The cartel’s official semiannual summit comes as the group continues to lose global market share as a result of surging U.S. shale oil production. U.S. crude output this year surpassed that of Saudi Arabia, reshaping the global oil pecking order and complicating OPEC’s ability to dictate oil price levels.
“OPEC, while not irrelevant, has a more limited or constrained role in the market,” said Richard Mallinson, co-founder of consulting firm Energy Aspects. “Two months ago, the answer would have been quite different.”
At that time, crude prices had climbed to four-year highs—with Brent hovering around $85 a barrel—and OPEC and its allies outside the cartel, including Russia, were ramping up production after more than a year of holding back output. Those initial production curbs, which took effect at the start of 2017, had helped boost prices by more than 50% and mop up excess crude inventories.
But the short-term fundamentals shifted faster than OPEC could keep up. An expected dearth of supply as a result of U.S. oil sanctions on Iran—another OPEC member—failed to materialize after the Trump administration granted temporary waivers to top buyers of Iranian crude in early November.
Meanwhile, weakening prospects for global growth have weighed on oil demand forecasts, casting further doubt over OPEC’s June decision to raise output.
Mr. Mallinson of Energy Aspects said the “biggest challenge to OPEC comes from U.S.-Saudi relations” in the wake of the murder in early October of dissident Saudi journalist Jamal Khashoggi. U.S. intelligence agencies have concluded that Saudi Crown Prince Mohammad bin Salman had ordered the killing, but Mr. Trump has dismissed those findings and vowed to remain a “steadfast partner” of Saudi Arabia.
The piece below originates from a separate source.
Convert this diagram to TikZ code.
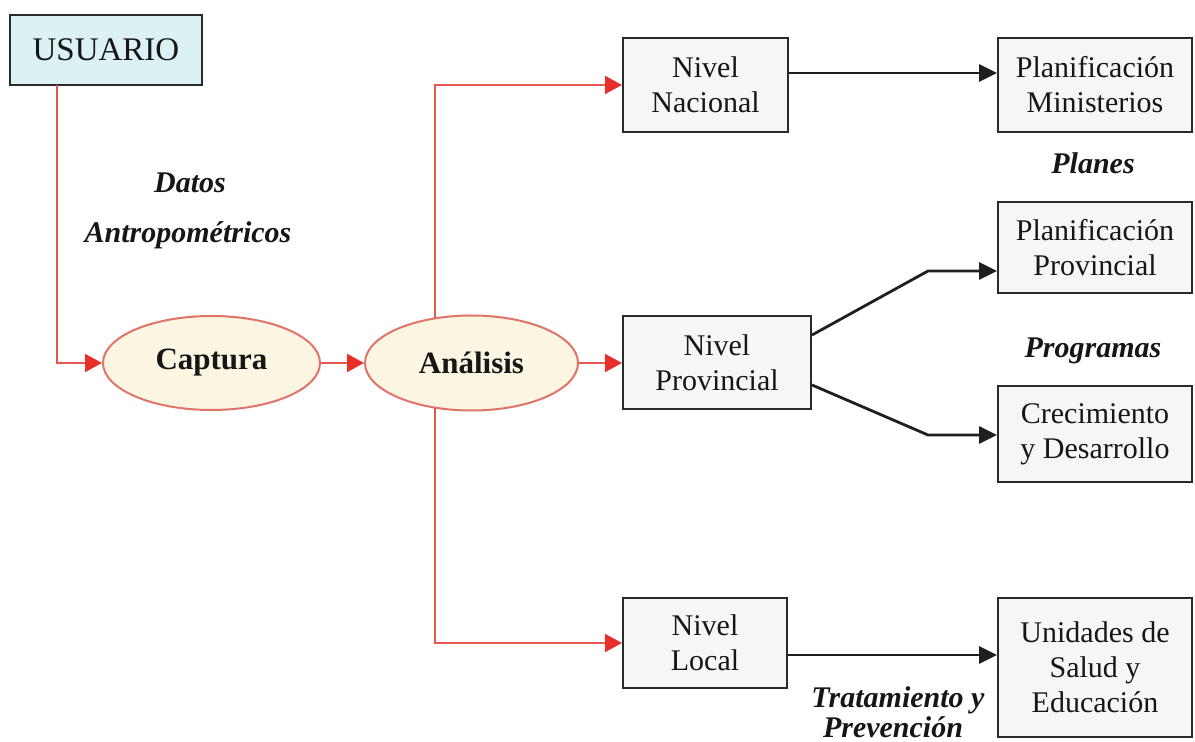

The crown prince, known as MBS, “wants protection from the White House, so that complicates things hugely for the Saudis and the whole of OPEC going into the next meeting,” Mr. Mallinson said, because the Saudis feel pressure to appease the U.S. with low prices.
Still, OPEC and its partners are widely expected to eke out an agreement to curb output at a second day of meetings with non-OPEC members on Friday.